*WHAT THE EXERCISE ASKS:* From the first line of the listing below to the line with "280, 301, 312];", print each line exactly, and nothing more. Leave out the pictures.

*SUPPLIED RECORDS:*
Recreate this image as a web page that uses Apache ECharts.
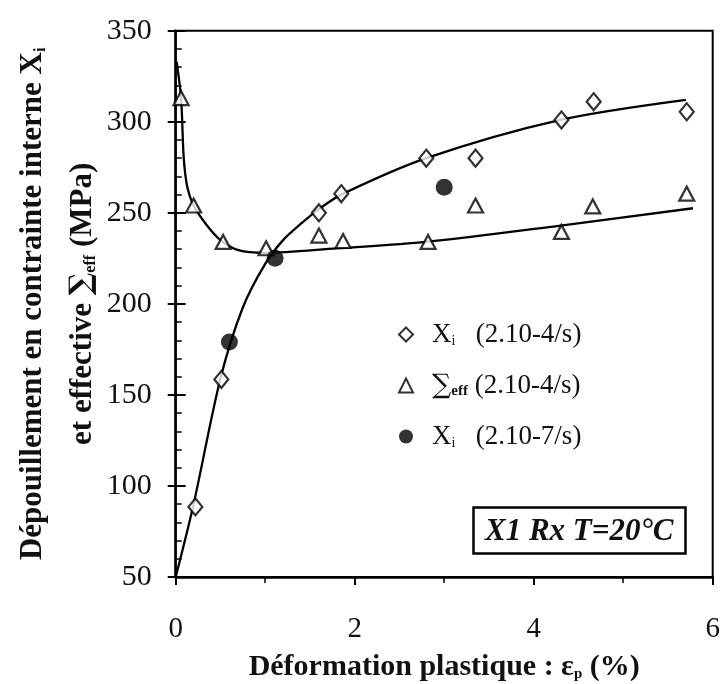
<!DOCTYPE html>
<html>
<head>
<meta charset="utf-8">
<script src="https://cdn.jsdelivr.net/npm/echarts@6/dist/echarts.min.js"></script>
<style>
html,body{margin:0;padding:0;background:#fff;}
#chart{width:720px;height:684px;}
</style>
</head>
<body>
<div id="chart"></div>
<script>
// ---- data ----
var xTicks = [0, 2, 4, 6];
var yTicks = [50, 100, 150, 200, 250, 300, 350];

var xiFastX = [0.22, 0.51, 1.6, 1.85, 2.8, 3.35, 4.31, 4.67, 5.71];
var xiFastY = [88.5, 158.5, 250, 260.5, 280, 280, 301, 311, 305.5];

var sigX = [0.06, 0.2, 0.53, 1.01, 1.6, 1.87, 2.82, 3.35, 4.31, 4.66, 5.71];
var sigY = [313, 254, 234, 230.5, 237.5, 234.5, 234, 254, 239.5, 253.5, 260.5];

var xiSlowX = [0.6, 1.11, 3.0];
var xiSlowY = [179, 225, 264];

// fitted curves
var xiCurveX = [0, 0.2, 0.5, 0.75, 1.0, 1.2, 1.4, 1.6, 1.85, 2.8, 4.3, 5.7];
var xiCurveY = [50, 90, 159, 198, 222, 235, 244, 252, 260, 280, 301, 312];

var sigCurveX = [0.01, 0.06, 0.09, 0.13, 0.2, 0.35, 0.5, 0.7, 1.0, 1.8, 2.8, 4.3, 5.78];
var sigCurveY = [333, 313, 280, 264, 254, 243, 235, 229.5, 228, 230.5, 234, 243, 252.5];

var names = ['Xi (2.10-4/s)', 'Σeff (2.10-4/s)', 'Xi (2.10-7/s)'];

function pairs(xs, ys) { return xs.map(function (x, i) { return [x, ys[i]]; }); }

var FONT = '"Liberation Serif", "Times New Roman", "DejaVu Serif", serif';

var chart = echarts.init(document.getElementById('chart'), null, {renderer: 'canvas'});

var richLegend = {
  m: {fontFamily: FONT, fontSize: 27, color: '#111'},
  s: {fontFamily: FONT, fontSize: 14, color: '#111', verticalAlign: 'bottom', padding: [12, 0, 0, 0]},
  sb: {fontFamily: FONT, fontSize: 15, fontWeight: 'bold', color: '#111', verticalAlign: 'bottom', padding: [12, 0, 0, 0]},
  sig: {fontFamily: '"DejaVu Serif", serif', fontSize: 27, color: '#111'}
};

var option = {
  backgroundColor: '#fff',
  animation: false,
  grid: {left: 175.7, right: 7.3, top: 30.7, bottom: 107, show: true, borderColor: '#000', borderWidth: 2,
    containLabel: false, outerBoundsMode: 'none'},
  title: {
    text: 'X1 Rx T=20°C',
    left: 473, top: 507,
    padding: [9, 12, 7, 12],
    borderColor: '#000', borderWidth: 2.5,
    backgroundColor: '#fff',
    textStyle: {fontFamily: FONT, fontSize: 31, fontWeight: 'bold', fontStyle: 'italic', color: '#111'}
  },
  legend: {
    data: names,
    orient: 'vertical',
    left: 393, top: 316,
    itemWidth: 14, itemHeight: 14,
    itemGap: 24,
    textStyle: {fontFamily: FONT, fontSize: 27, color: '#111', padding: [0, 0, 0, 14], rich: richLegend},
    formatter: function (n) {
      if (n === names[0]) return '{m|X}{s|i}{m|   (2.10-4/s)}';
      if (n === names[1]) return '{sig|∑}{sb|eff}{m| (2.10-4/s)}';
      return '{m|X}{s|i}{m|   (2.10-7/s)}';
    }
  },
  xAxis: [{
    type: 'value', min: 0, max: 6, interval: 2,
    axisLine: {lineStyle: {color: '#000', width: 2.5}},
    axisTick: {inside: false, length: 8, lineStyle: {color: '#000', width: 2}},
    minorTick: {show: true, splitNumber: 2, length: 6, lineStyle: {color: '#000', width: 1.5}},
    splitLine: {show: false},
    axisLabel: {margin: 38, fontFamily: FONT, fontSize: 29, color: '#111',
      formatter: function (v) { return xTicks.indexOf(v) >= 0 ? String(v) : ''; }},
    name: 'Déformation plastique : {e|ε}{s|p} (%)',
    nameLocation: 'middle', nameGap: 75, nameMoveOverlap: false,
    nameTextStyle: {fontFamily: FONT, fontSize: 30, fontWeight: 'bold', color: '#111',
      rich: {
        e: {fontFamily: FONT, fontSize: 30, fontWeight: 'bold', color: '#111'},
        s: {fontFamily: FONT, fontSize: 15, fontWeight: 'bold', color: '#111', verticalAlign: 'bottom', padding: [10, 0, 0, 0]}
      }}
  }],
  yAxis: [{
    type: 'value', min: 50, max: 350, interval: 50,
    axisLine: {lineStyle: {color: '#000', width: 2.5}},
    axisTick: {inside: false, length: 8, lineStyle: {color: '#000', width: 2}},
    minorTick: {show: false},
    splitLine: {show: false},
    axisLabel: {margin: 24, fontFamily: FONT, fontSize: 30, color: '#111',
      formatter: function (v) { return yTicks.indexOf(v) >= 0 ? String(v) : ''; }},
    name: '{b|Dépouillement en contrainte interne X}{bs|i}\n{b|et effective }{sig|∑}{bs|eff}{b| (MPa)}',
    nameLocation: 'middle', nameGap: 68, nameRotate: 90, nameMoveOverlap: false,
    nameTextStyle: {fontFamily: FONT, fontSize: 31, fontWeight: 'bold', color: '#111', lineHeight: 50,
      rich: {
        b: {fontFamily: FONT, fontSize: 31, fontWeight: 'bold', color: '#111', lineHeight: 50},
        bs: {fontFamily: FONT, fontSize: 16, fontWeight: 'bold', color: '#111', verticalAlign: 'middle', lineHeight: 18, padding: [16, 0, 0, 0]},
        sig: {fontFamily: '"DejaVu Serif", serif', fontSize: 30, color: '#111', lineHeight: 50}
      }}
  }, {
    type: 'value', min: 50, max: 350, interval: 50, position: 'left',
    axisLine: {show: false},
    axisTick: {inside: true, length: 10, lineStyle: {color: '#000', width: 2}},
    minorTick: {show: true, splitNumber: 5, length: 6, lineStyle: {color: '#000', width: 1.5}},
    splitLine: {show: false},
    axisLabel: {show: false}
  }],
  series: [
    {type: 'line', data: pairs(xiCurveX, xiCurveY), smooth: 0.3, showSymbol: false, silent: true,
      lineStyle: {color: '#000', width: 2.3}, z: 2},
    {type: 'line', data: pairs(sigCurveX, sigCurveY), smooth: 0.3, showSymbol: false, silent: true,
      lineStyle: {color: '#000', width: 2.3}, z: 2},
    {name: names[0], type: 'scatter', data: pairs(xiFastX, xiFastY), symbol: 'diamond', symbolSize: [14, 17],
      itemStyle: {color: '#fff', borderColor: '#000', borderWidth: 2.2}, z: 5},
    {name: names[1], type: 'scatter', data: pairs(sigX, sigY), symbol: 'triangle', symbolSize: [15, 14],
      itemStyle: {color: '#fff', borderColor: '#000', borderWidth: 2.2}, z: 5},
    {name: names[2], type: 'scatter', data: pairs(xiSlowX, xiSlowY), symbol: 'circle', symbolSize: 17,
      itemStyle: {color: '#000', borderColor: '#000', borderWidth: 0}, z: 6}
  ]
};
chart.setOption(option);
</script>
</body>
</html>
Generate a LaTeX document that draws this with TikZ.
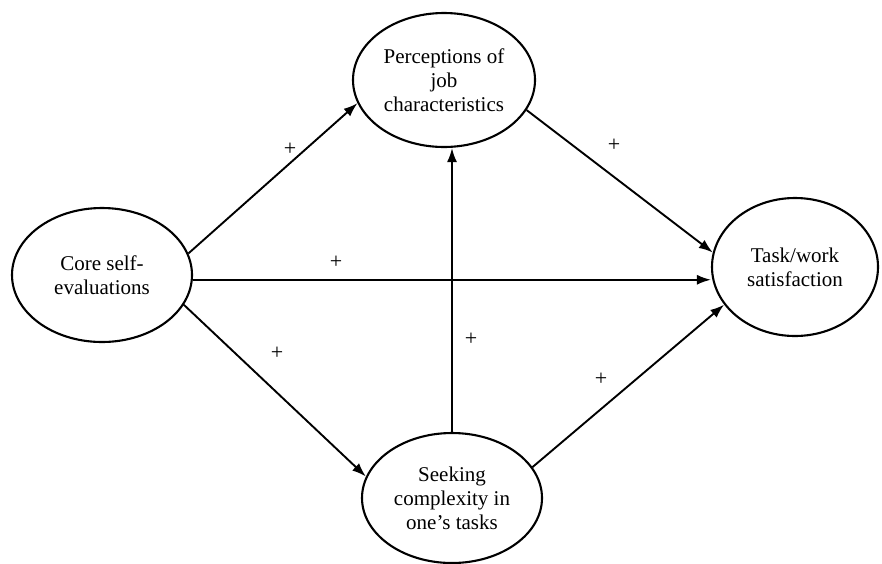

*TASK RESULT:*
Recreate this image as a web page that uses Apache ECharts.
<!DOCTYPE html>
<html>
<head>
<meta charset="utf-8">
<script src="https://cdn.jsdelivr.net/npm/echarts@6/dist/echarts.min.js"></script>
<style>
html,body{margin:0;padding:0;background:#fff;}
#chart{width:720px;height:684px;}
</style>
</head>
<body>
<div id="chart"></div>
<script>
// ---- data ----
var xTicks = [0, 2, 4, 6];
var yTicks = [50, 100, 150, 200, 250, 300, 350];

var xiFastX = [0.22, 0.51, 1.6, 1.85, 2.8, 3.35, 4.31, 4.67, 5.71];
var xiFastY = [88.5, 158.5, 250, 260.5, 280, 280, 301, 311, 305.5];

var sigX = [0.06, 0.2, 0.53, 1.01, 1.6, 1.87, 2.82, 3.35, 4.31, 4.66, 5.71];
var sigY = [313, 254, 234, 230.5, 237.5, 234.5, 234, 254, 239.5, 253.5, 260.5];

var xiSlowX = [0.6, 1.11, 3.0];
var xiSlowY = [179, 225, 264];

// fitted curves
var xiCurveX = [0, 0.2, 0.5, 0.75, 1.0, 1.2, 1.4, 1.6, 1.85, 2.8, 4.3, 5.7];
var xiCurveY = [50, 90, 159, 198, 222, 235, 244, 252, 260, 280, 301, 312];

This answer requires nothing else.